Ways You Can Make Money Out of Mutual Funds
If you do not have the time and the professionalism to invest your money, and you think that handling it by yourself is too risky, then you can invest in mutual funds. Mutual funds are a portfolio of stocks, bonds, assets and money market instruments contributed by various investors and held together in an investment pool for the sole purpose of making money. This pool is supervised and monitored by a group professional investment adviser. These managers will make sure that the cash flow of the fund is one that will make profits for its investors.
The increase in price of fund holdings is dependent on the strategies employed by the fund investment adviser. Once the prices increase, the investors make money by selling the high valued shares. You will find, in most cases, fund managers will not disclose the nature of bonds or stocks they have invested in. They will generally release these results on a quarterly or half yearly basis in order to shield the investors from unfair competition and price hikes. This lack of information gives some managers unfair advantage over their investors.
Mutual funds investors also gain through dividends on stock. This happens when a company experiences less liquidity or when they wish to reduce the price of their shares. When the number of shares increase in the market, the prices tends to go down. This prompts more investors to invest in the less valued stock since they are able to buy them. Mutual fund managers could also choose to make money through interest on bonds, where investors agree to give loans to the government or companies that have a lower risk of default at a predetermined rate of interest.

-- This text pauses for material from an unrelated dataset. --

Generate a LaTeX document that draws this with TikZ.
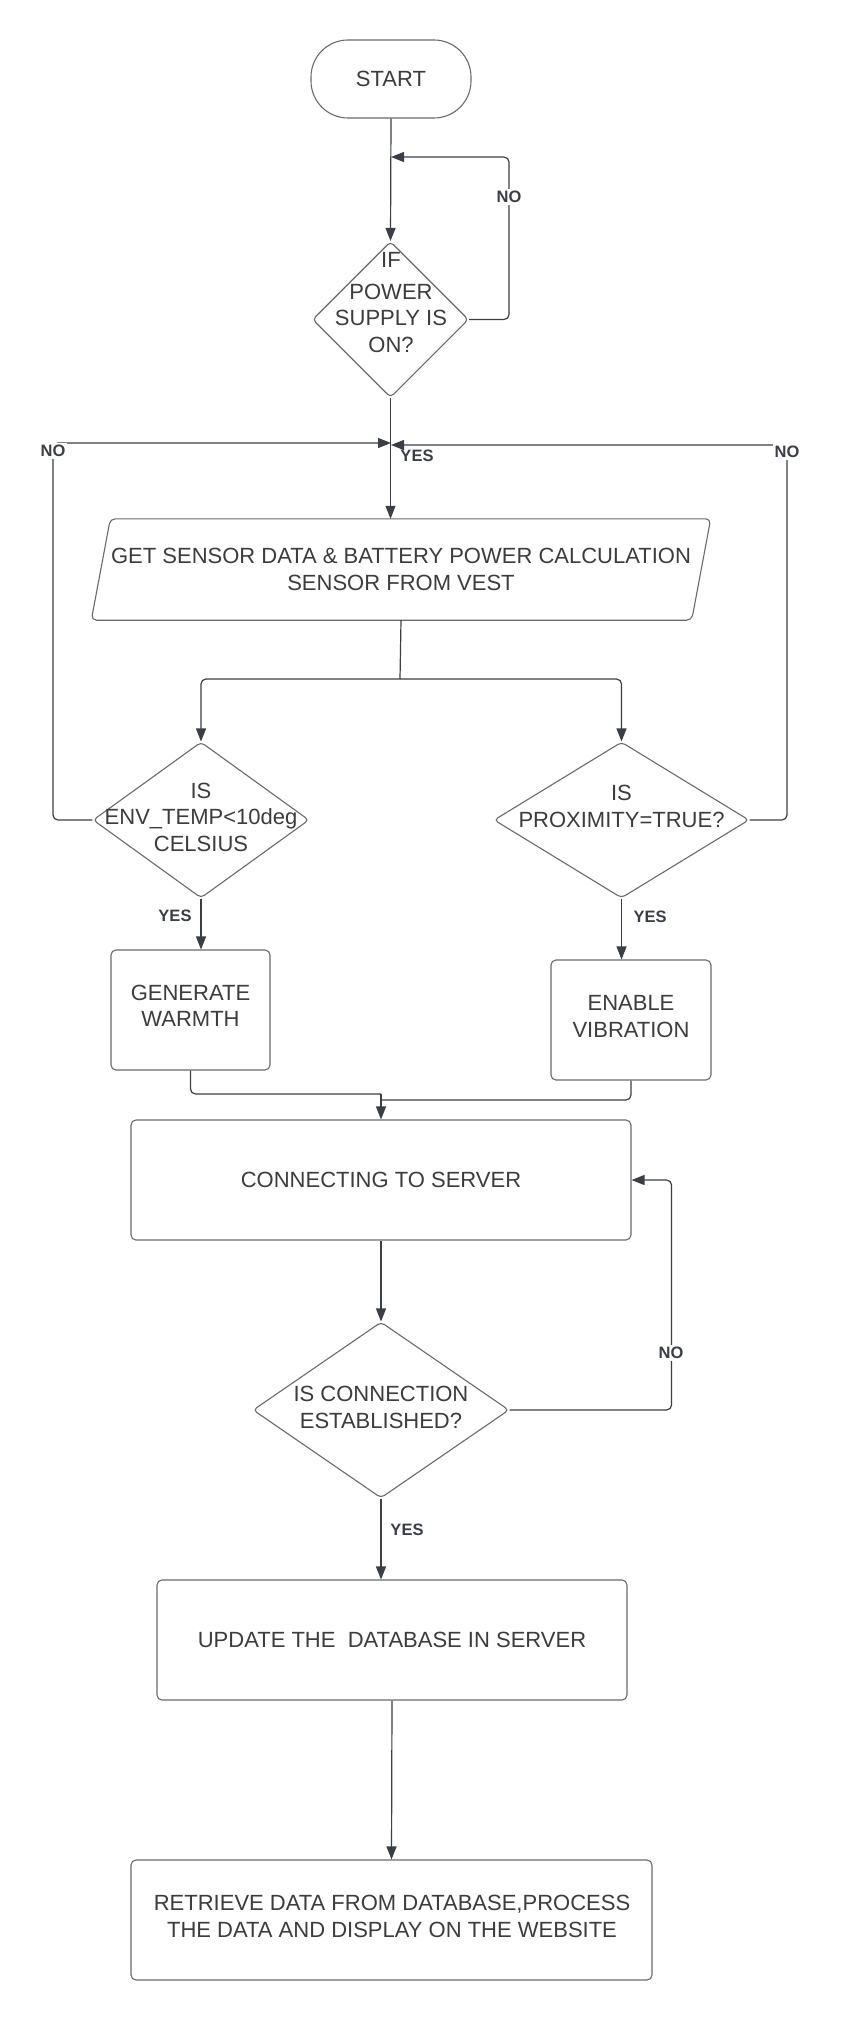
\documentclass[tikz,border=0pt]{standalone}
\usepackage{fontspec}
\setmainfont{Liberation Sans}
\usetikzlibrary{shapes.geometric,arrows.meta,calc}
\definecolor{ink}{HTML}{3A3F47}
\definecolor{edge}{HTML}{6A6A6A}
\definecolor{txt}{HTML}{3C3C3C}
\begin{document}
\begin{tikzpicture}[x=1pt,y=-1pt,
  every node/.style={text=txt, font=\fontsize{22}{26.5}\selectfont, align=center, inner sep=0pt},
  procbox/.style={draw=edge, line width=1.1pt, rounded corners=5pt},
  decision/.style={draw=edge, line width=1.1pt, diamond, rounded corners=4pt},
  flow/.style={draw=ink, line width=1.2pt, rounded corners=5pt},
  arr/.style={flow, -{Triangle[length=13pt,width=10pt]}},
  lbl/.style={font=\bfseries\fontsize{16.5}{19}\selectfont, text=ink},
  lblon/.style={lbl, fill=white, inner sep=2pt}
]
\useasboundingbox[fill=white] (0,0) rectangle (841,2020);

% ---- shapes ----
\node[procbox, rounded corners=37pt, minimum width=160pt, minimum height=78pt] (start) at (391,79) {START};

\node[decision, minimum width=156pt, minimum height=156pt] (pwr) at (390.5,319.5) {};
\node (pwr-t) at (391,302.5) {IF\\[5pt]POWER\\SUPPLY IS\\ON?};

\node[minimum width=600pt, minimum height=101pt] (get) at (401,569.5)
  {GET SENSOR DATA \& BATTERY POWER CALCULATION\\SENSOR FROM VEST};
\draw[draw=edge, line width=1.1pt, rounded corners=5pt]
  ($(get.north west)+(9.5,0)$) -- ($(get.north east)+(9.5,0)$) --
  ($(get.south east)+(-9.5,0)$) -- ($(get.south west)+(-9.5,0)$) -- cycle;

\node[decision, minimum width=216pt, minimum height=156pt] (temp) at (201,820) {};
\node (temp-t) at (201,817) {IS\\ENV\_TEMP<10deg\\CELSIUS};

\node[decision, minimum width=255pt, minimum height=156pt] (prox) at (621.5,820) {};
\node (prox-t) at (621.5,806.5) {IS\\PROXIMITY=TRUE?};

\node[procbox, minimum width=159pt, minimum height=120pt] (warm) at (190.5,1010) {};
\node (warm-t) at (190.5,1006) {GENERATE\\WARMTH};

\node[procbox, minimum width=160pt, minimum height=120pt] (vib) at (631,1020) {};
\node (vib-t) at (631,1016.5) {ENABLE\\VIBRATION};

\node[procbox, minimum width=500pt, minimum height=120pt] (conn) at (381,1180) {CONNECTING TO SERVER};

\node[decision, minimum width=256pt, minimum height=176pt] (est) at (381,1410) {};
\node (est-t) at (381,1407.5) {IS CONNECTION\\ESTABLISHED?};

\node[procbox, minimum width=470pt, minimum height=120pt] (upd) at (392,1640) {UPDATE THE\ \ DATABASE IN SERVER};

\node[procbox, minimum width=521pt, minimum height=120pt] (ret) at (391.5,1920) {};
\node (ret-t) at (392,1916.5) {RETRIEVE DATA FROM DATABASE,PROCESS\\THE DATA AND DISPLAY ON THE WEBSITE};

% ---- junction points ----
\coordinate (pwr-back) at (391,157);
\coordinate (join-l) at (391,443);
\coordinate (join-r) at (391,445);
\coordinate (split) at (400,679);
\coordinate (merge-l) at (381,1094);
\coordinate (merge-r) at (381,1100);

% ---- connectors ----
\draw[arr] (start.south) -- (pwr.north);
\draw[arr] (pwr.east) -| ($(pwr-back)+(118,0)$) -- (pwr-back);
\draw[arr] (pwr.south) -- (pwr.south |- get.north);
\draw[arr] (temp.west) -| ($(join-l)+(-338,0)$) -- (join-l);
\draw[arr] (prox.east) -| ($(join-r)+(396,0)$) -- (join-r);
\draw[flow] (get.south) -- (split);
\draw[arr] (split) -| (temp.north);
\draw[arr] (split) -| (prox.north);
\draw[arr] (temp.south) -- (temp.south |- warm.north);
\draw[arr] (prox.south) -- (prox.south |- vib.north);
\draw[flow] (warm.south) |- (merge-l);
\draw[flow] (vib.south) |- (merge-r);
\draw[arr] (merge-l) -- (conn.north);
\draw[arr] (conn.south) -- (est.north);
\draw[arr] (est.east) -| ($(conn.east)+(40,0)$) -- (conn.east);
\draw[arr] (est.south) -- (est.south |- upd.north);
\draw[arr] (upd.south) -- (ret.north);

% ---- branch labels ----
\node[lblon] (no-pwr) at (509,197) {NO};
\node[lblon] (no-temp) at (53,451) {NO};
\node[lblon] (no-prox) at (787,452) {NO};
\node[lblon] (no-est) at (671,1353) {NO};
\node[lbl] (yes-pwr) at (417,456) {YES};
\node[lbl] (yes-temp) at (175,916) {YES};
\node[lbl] (yes-prox) at (650,917) {YES};
\node[lbl] (yes-est) at (407,1530) {YES};
\end{tikzpicture}
\end{document}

As a mutual funds investor, you could also expect to make money through capital gain. This happens when the fund invested increases in value when sold. Profits made from a long term investment are usually taxed less than those made on a short term fund. There are two types of capital gains: – realized and unrealized capital gain. The former referring to a stock that has already been sold at a profit, while the later refers to a stock that has yet to be sold, but has a potential to make profits if it would be sold.